The new arrangements are likely to be subject to further legal/judicial clarification. The TCA permits the UK to introduce its own “modern” subsidy system in place of the EU State Aid regime. Once that is in place, the UK (and the EU) will each have their own independent system of subsidy control and neither Party will be bound to follow the other’s rules. The TCA includes a reciprocal mechanism allowing each Party (i.e. the EU and UK) to take prompt action where a subsidy granted by the other is causing or is at serious risk of causing significant harm to its industries. These measures can be challenged using an accelerated arbitration procedure with the possibility of compensation if the EU or UK has used these measures in an unnecessary or disproportionate manner.
UK Government online Guidance – high level points
- EU State Aid rules will no longer apply to subsidies granted in the UK as at 11pm on 31 December 2020.

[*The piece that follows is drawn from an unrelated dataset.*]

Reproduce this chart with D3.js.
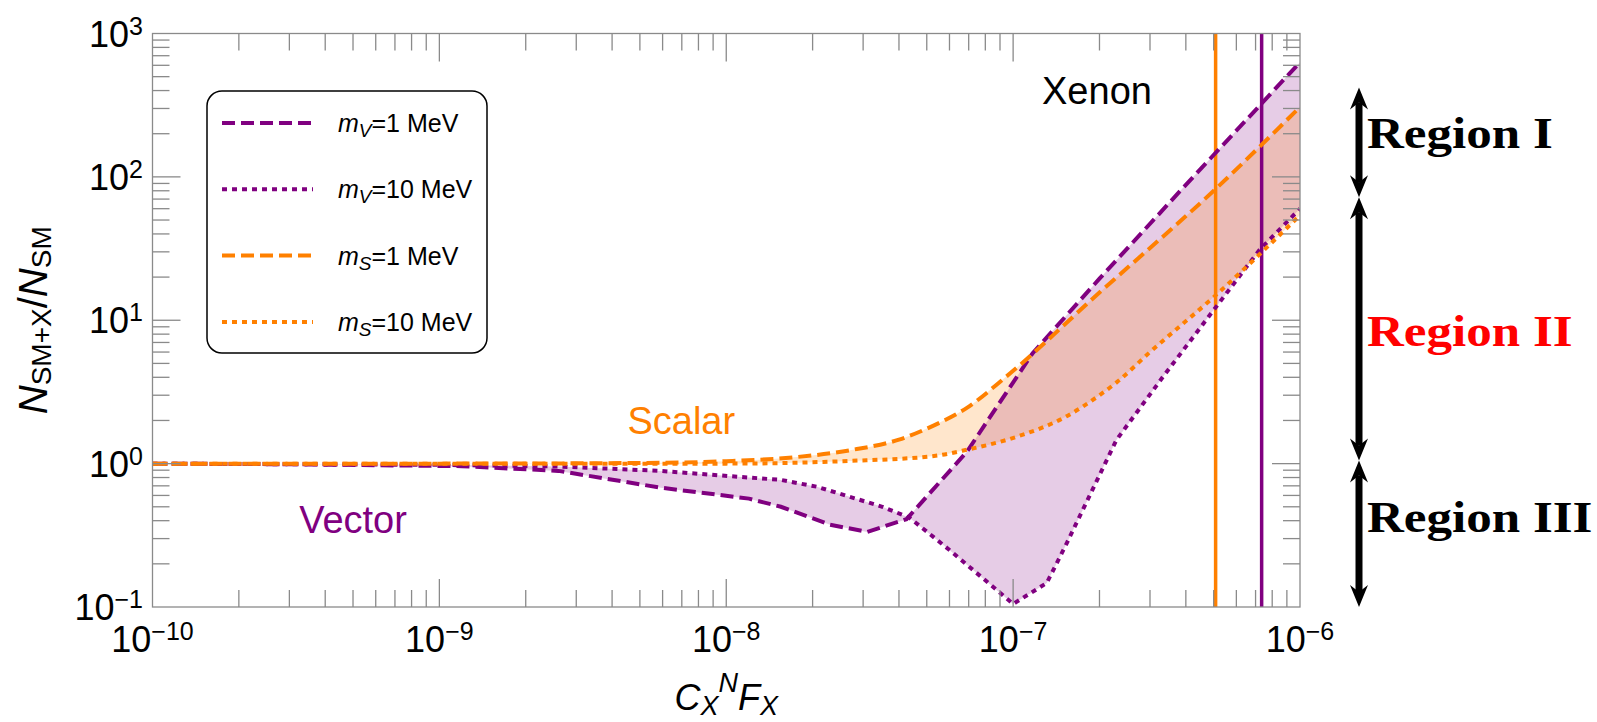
<!DOCTYPE html>
<meta charset="utf-8">
<script src="https://d3js.org/d3.v7.min.js"></script>
<style>
  body { margin: 0; background: #fff; }
  text { font-family: "Liberation Sans", Arial, sans-serif; }
</style>
<svg id="chart"></svg>
<script>

// ---- data: C_X^N F_X  vs  N_SM+X / N_SM ----
let vector_1mev_x  = [1e-10, 3e-10, 1.2e-9, 2.6e-9, 5.9e-9, 1.2e-8, 1.55e-8, 2.3e-8, 3.1e-8, 4.25e-8, 6.9e-8, 1.17e-7, 2e-7, 4e-7, 7.35e-7, 1e-6];
let vector_1mev_y  = [1.0, 0.99, 0.96, 0.89, 0.68, 0.57, 0.50, 0.375, 0.334, 0.41, 1.21, 5.9, 19.5, 88, 325, 630];

let vector_10mev_x = [1e-10, 1e-9, 2.6e-9, 5.9e-9, 1.2e-8, 1.55e-8, 2.07e-8, 3.5e-8, 4.35e-8, 6e-8, 1e-7, 1.31e-7, 1.54e-7, 2.29e-7, 3.32e-7, 5.1e-7, 7.23e-7, 1e-6];
let vector_10mev_y = [1.0, 0.98, 0.955, 0.89, 0.80, 0.77, 0.69, 0.50, 0.42, 0.25, 0.105, 0.147, 0.28, 1.46, 4.0, 12.4, 31, 60];

let scalar_1mev_x  = [1e-10, 1e-9, 5e-9, 1e-8, 1.57e-8, 2.7e-8, 4e-8, 5.3e-8, 6.9e-8, 9.4e-8, 2e-7, 5.1e-7, 1e-6];
let scalar_1mev_y  = [1.0, 1.0, 1.01, 1.04, 1.09, 1.24, 1.47, 1.85, 2.45, 4.0, 15.6, 83, 307];

let scalar_10mev_x = [1e-10, 1e-9, 1e-8, 2.7e-8, 5.3e-8, 6.9e-8, 1.03e-7, 1.53e-7, 2e-7, 2.3e-7, 3e-7, 5e-7, 1e-6];
let scalar_10mev_y = [1.0, 1.0, 1.0, 1.045, 1.13, 1.25, 1.54, 2.13, 3.0, 3.7, 6.0, 14.5, 54];

// Xenon bounds (vertical lines): scalar, vector
let xenon_limits = [5.08e-7, 7.35e-7];

let x_exponents = [-10, -9, -8, -7, -6];
let y_exponents = [-1, 0, 1, 2, 3];

let legend_masses = ["1", "10", "1", "10"];
let legend_kinds  = ["V", "V", "S", "S"];

let region_names  = ["Region I", "Region II", "Region III"];
let region_colors = ["black", "red", "black"];
let region_ends   = [420, 72, 1.05, 0.1];
let region_label_at = [200, 8.3, 0.42];

let purple = "#800080", orange = "#ff8000";

// ---- svg + scales ----
let chart = d3.select("#chart").attr("width", 1597).attr("height", 722);

let x = d3.scaleLog().domain([1e-10, 1e-6]).range([152.5, 1300]);
let y = d3.scaleLog().domain([0.1, 1000]).range([607, 33.5]);

chart.append("clipPath").attr("id", "plotclip")
  .append("rect")
    .attr("x", x.range()[0]).attr("y", y.range()[1])
    .attr("width", x.range()[1] - x.range()[0])
    .attr("height", y.range()[0] - y.range()[1]);

let pts = (xs, ys) => xs.map((v, i) => [x(v), y(ys[i])]);

let v1 = pts(vector_1mev_x, vector_1mev_y),
    v10 = pts(vector_10mev_x, vector_10mev_y),
    s1 = pts(scalar_1mev_x, scalar_1mev_y),
    s10 = pts(scalar_10mev_x, scalar_10mev_y);

let linearLine = d3.line(),
    smoothLine = d3.line().curve(d3.curveMonotoneX);

// band between two curves: one forward, the other back
function band(a, genA, b, genB) {
  return genA(a) + "L" + genB(b.slice().reverse()).slice(1) + "Z";
}

let plot = chart.append("g").attr("clip-path", "url(#plotclip)");

plot.append("path").attr("d", band(v1, linearLine, v10, linearLine))
  .attr("fill", purple).attr("fill-opacity", 0.2);
plot.append("path").attr("d", band(s1, smoothLine, s10, smoothLine))
  .attr("fill", orange).attr("fill-opacity", 0.2);

// xenon vertical lines
plot.selectAll(".xenon")
  .data(xenon_limits)
  .enter().append("line")
    .attr("x1", d => x(d)).attr("x2", d => x(d))
    .attr("y1", y.range()[0]).attr("y2", y.range()[1])
    .attr("stroke", (d, i) => i == 0 ? orange : purple)
    .attr("stroke-width", 3.5);

// curves
let curves = [
  {p: v1,  c: purple, dash: "13,6", gen: linearLine},
  {p: v10, c: purple, dash: "5,5",  gen: linearLine},
  {p: s1,  c: orange, dash: "13,6", gen: smoothLine},
  {p: s10, c: orange, dash: "5,5",  gen: smoothLine}
];
curves.forEach(function(cv) {
  plot.append("path")
    .attr("d", cv.gen(cv.p))
    .attr("fill", "none")
    .attr("stroke", cv.c)
    .attr("stroke-width", 4)
    .attr("stroke-dasharray", cv.dash);
});

// ---- frame and ticks ----
let frameColor = "#8a8a8a";
chart.append("rect")
  .attr("x", x.range()[0]).attr("y", y.range()[1])
  .attr("width", x.range()[1] - x.range()[0])
  .attr("height", y.range()[0] - y.range()[1])
  .attr("fill", "none").attr("stroke", frameColor).attr("stroke-width", 1.3);

function logTicks(lo, hi) {
  let out = [];
  for (let k = lo; k < hi; k++)
    for (let m = 1; m <= 9; m++)
      if (!(m == 1 && k == lo)) out.push({v: m * Math.pow(10, k), major: m == 1});
  return out;
}

let ticks = chart.append("g").attr("stroke", frameColor).attr("stroke-width", 1.3);
logTicks(-10, -6).forEach(function(t) {
  let len = t.major ? 28 : 17, px = x(t.v);
  ticks.append("line").attr("x1", px).attr("x2", px).attr("y1", y.range()[0]).attr("y2", y.range()[0] - len);
  ticks.append("line").attr("x1", px).attr("x2", px).attr("y1", y.range()[1]).attr("y2", y.range()[1] + len);
});
logTicks(-1, 3).forEach(function(t) {
  let len = t.major ? 28 : 17, py = y(t.v);
  ticks.append("line").attr("y1", py).attr("y2", py).attr("x1", x.range()[0]).attr("x2", x.range()[0] + len);
  ticks.append("line").attr("y1", py).attr("y2", py).attr("x1", x.range()[1]).attr("x2", x.range()[1] - len);
});

function powerLabel(sel, e) {
  sel.append("tspan").text("10");
  sel.append("tspan").attr("dy", -12).attr("font-size", 25)
    .text(e < 0 ? "\u2212" + (-e) : e);
}

x_exponents.forEach(function(e) {
  let t = chart.append("text")
    .attr("x", x(Math.pow(10, e))).attr("y", 652)
    .attr("text-anchor", "middle").attr("font-size", 36);
  powerLabel(t, e);
});
y_exponents.forEach(function(e) {
  let t = chart.append("text")
    .attr("x", 143).attr("y", y(Math.pow(10, e)) + 13)
    .attr("text-anchor", "end").attr("font-size", 36);
  powerLabel(t, e);
});

// axis titles
let xt = chart.append("text")
  .attr("x", (x.range()[0] + x.range()[1]) / 2).attr("y", 710)
  .attr("text-anchor", "middle").attr("font-size", 36);
xt.append("tspan").attr("font-style", "italic").text("C");
xt.append("tspan").attr("font-style", "italic").attr("font-size", 27).attr("dy", 5).text("X");
xt.append("tspan").attr("font-style", "italic").attr("font-size", 27).attr("dy", -23).text("N");
xt.append("tspan").attr("font-style", "italic").attr("dy", 18).text("F");
xt.append("tspan").attr("font-style", "italic").attr("font-size", 27).attr("dy", 5).text("X");

let yt = chart.append("text")
  .attr("transform", "translate(47," + ((y.range()[0] + y.range()[1]) / 2) + ") rotate(-90)")
  .attr("text-anchor", "middle").attr("font-size", 40);
yt.append("tspan").attr("font-style", "italic").text("N");
yt.append("tspan").attr("font-size", 28).attr("dy", 4).text("SM+X");
yt.append("tspan").attr("dy", -4).text("/");
yt.append("tspan").attr("font-style", "italic").text("N");
yt.append("tspan").attr("font-size", 28).attr("dy", 4).text("SM");

// annotations
chart.append("text").attr("x", x(1.96e-7)).attr("y", y(322))
  .attr("text-anchor", "middle").attr("font-size", 38).text("Xenon");
chart.append("text").attr("x", x(6.97e-9)).attr("y", y(1.61))
  .attr("text-anchor", "middle").attr("font-size", 38).attr("fill", orange).text("Scalar");
chart.append("text").attr("x", x(5.0e-10)).attr("y", y(0.329))
  .attr("text-anchor", "middle").attr("font-size", 38).attr("fill", purple).text("Vector");

// ---- legend ----
let legend = chart.append("g");
legend.append("rect")
  .attr("x", 207).attr("y", 91).attr("width", 280).attr("height", 262)
  .attr("rx", 15).attr("ry", 15)
  .attr("fill", "white").attr("stroke", "black").attr("stroke-width", 1.5);

legend_masses.forEach(function(m, i) {
  let ly = 123 + i * 66.3, cv = curves[i];
  legend.append("line")
    .attr("x1", 222).attr("x2", 313).attr("y1", ly).attr("y2", ly)
    .attr("stroke", cv.c).attr("stroke-width", 4).attr("stroke-dasharray", cv.dash);
  let t = legend.append("text").attr("x", 338).attr("y", ly + 9).attr("font-size", 25);
  t.append("tspan").attr("font-style", "italic").text("m");
  t.append("tspan").attr("font-style", "italic").attr("font-size", 19).attr("dy", 5).text(legend_kinds[i]);
  t.append("tspan").attr("dy", -5).text("=" + m + " MeV");
});

// ---- region arrows on the right ----
let ax = 1359;
function arrowHead(g, tipY, dir) {
  // dir = -1 points up, +1 points down
  let s = dir;
  g.append("path")
    .attr("d", "M" + ax + "," + tipY +
      "L" + (ax + 9) + "," + (tipY - s * 22) +
      "L" + ax + "," + (tipY - s * 15) +
      "L" + (ax - 9) + "," + (tipY - s * 22) + "Z")
    .attr("fill", "black");
}
region_names.forEach(function(name, i) {
  let top = y(region_ends[i]), bot = y(region_ends[i + 1]);
  let g = chart.append("g");
  g.append("line").attr("x1", ax).attr("x2", ax)
    .attr("y1", top + 15).attr("y2", bot - 15)
    .attr("stroke", "black").attr("stroke-width", 7);
  arrowHead(g, top, -1);
  arrowHead(g, bot, 1);
  let t = chart.append("text")
    .attr("x", 1367).attr("y", y(region_label_at[i])).attr("dy", "0.33em")
    .style("font-family", "'Liberation Serif', 'DejaVu Serif', serif")
    .attr("font-weight", "bold").attr("font-size", 44)
    .attr("fill", region_colors[i]).text(name);
  let w = t.node().getComputedTextLength();
  t.attr("textLength", w * 1.16).attr("lengthAdjust", "spacingAndGlyphs");
});

</script>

- There are commitments on subsidies arising from the UK’s continued membership of the World Trade Organisation (WTO). These are primarily set out in the Agreement on Subsidies and Countervailing Measures (ASCM) as well as the Agreement on Trade-Related Investment Measures (TRIMS).
- The TCA chapter on Subsidy Control provides that each Party will have in place its own independent system of subsidy control and that neither Party is bound to follow the rules of the other. The subsidy-specific elements of the Withdrawal Agreement are incorporated in UK law through the Withdrawal Act.
- The UK has signed Free Trade Agreements (FTAs) with other countries and some of these agreements contain provisions on subsidies.
- The European Union (Future Relationship) Act 2020 will implement elements of the TCA. The subsidies chapter of the TCA provides that it is for each Party to determine how the agreed principles will be implemented in its domestic law, but that they must be implemented in a way that they are respected when granting individual subsidies.
It is notable that Article 3.2 of the TCA includes a de minimis provision:
“This Chapter does not apply to subsidies where the total amount granted to a single economic actor is below 325,000 Special Drawing Rights over any period of three fiscal years. The Partnership Council may amend that threshold.”
Special Drawing Rights (SDR) are an IMF currency instrument used in the GPA, 325,000 SDR converting (at a variable rate) to around £344,000.